Once you’ve considered the cost to build and move your exhibit, you will want to budget any setup costs. Consider any labor services you may need such as an electrician, rigger, or machine operator. You will also want to budget for necessary services that you will need during the event. What will the cost be for phone and internet? Will you need to pay a fee for security or cleaning? Consider also any additional decoration costs (such as a florist) that you may need to hire.

Finally, consider the specific costs of the event and budget for the staff. What sorts of promotional materials are you planning to give away? Make sure to budget for advertisement, literature, and giveaways. Consider the costs to your staff of attending the event. These include travel costs, hotel costs, dinners, entertainment, and badges/event costs. It can be very easy to budget for a perfect display and accidentally forget the human cost to staff the tradeshow!
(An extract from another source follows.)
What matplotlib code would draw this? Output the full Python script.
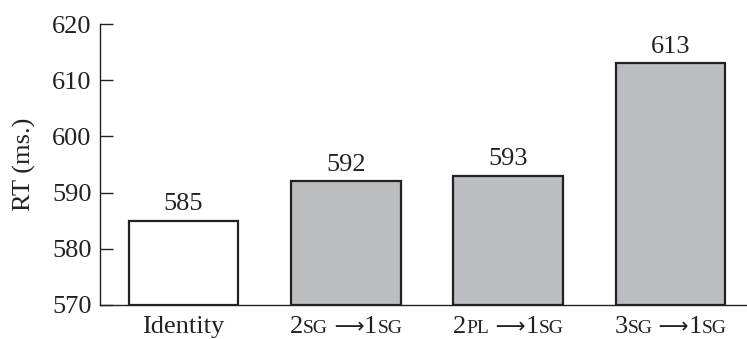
"""Static bar chart: RT (ms.) by prime condition."""

import matplotlib

matplotlib.use("Agg")
import matplotlib.pyplot as plt  # noqa: E402
from matplotlib.offsetbox import AnnotationBbox, HPacker, TextArea  # noqa: E402

# label pieces: (text, small-caps?) so "SG"/"PL" can be set smaller
CATEGORY_PARTS = [
    [("Identity", False)],
    [("2", False), ("SG", True), (" ⟶", None), ("1", False), ("SG", True)],
    [("2", False), ("PL", True), (" ⟶", None), ("1", False), ("SG", True)],
    [("3", False), ("SG", True), (" ⟶", None), ("1", False), ("SG", True)],
]
RT_MS = [585, 592, 593, 613]
VALUE_LABELS = ["585", "592", "593", "613"]
BAR_COLORS = ["white", "#bcbdc1", "#bcbdc1", "#bcbdc1"]
Y_TICKS = [570, 580, 590, 600, 610, 620]

SERIF = ["Liberation Serif", "DejaVu Serif"]
FS = 19
EDGE = "#222222"

plt.rcParams["font.family"] = SERIF

fig = plt.figure(figsize=(7.47, 3.39), dpi=100)
ax = fig.add_axes([0.1339, 0.1003, 0.8661, 0.8289])

xs = list(range(len(RT_MS)))
ax.bar(
    xs,
    [v - Y_TICKS[0] for v in RT_MS],
    bottom=Y_TICKS[0],
    width=0.675,
    color=BAR_COLORS,
    edgecolor=EDGE,
    linewidth=1.6,
    zorder=2,
)
for x, v, lab in zip(xs, RT_MS, VALUE_LABELS):
    ax.annotate(
        lab,
        (x, v),
        xytext=(0, 4),
        textcoords="offset points",
        ha="center",
        va="bottom",
        fontsize=FS,
        color="#222222",
    )

ax.set_ylim(Y_TICKS[0], Y_TICKS[-1])
ax.set_xlim(-0.514, 3.47)
ax.set_yticks(Y_TICKS)
ax.tick_params(axis="y", direction="in", length=9.5, width=1.0, labelsize=FS,
               pad=6, colors="#222222")
ax.set_xticks(xs)
ax.set_xticklabels([])
ax.tick_params(axis="x", length=0)
ax.set_ylabel("RT (ms.)", fontsize=FS, color="#222222", labelpad=12)
ax.spines["top"].set_visible(False)
ax.spines["right"].set_visible(False)
for side in ("left", "bottom"):
    ax.spines[side].set_color("#222222")
    ax.spines[side].set_linewidth(1.0)

# category labels with small caps, built from text pieces
for x, parts in zip(xs, CATEGORY_PARTS):
    children = []
    for text, small in parts:
        if small is None:
            props = dict(size=FS - 4, family=["DejaVu Sans"], color="#222222")
        else:
            props = dict(size=FS - 5 if small else FS, family=SERIF, color="#222222")
        children.append(TextArea(text, textprops=props))
    box = HPacker(children=children, align="baseline", pad=0, sep=0)
    ab = AnnotationBbox(
        box,
        (x, 0),
        xycoords=ax.get_xaxis_transform(),
        xybox=(0, -8),
        boxcoords="offset points",
        box_alignment=(0.5, 1),
        frameon=False,
        annotation_clip=False,
    )
    ax.add_artist(ab)

fig.savefig("out.png", dpi=100)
Compare Your Final Budget to Your Estimated Budget for Future Planning

After the event, you still need to return to your budget. Make sure to fill in your spreadsheet to compare the actual costs to your estimated costs. While this can seem tedious, this data is invaluable to your future planning. By comparing your predicted expenses to your actual expenses, you will be able to produce even more accurate budgets for future tradeshows. This data can also help you demonstrate how an expanded budget might produce greater rewards in the future or help allocate funds in your budget to more productive uses in your next display.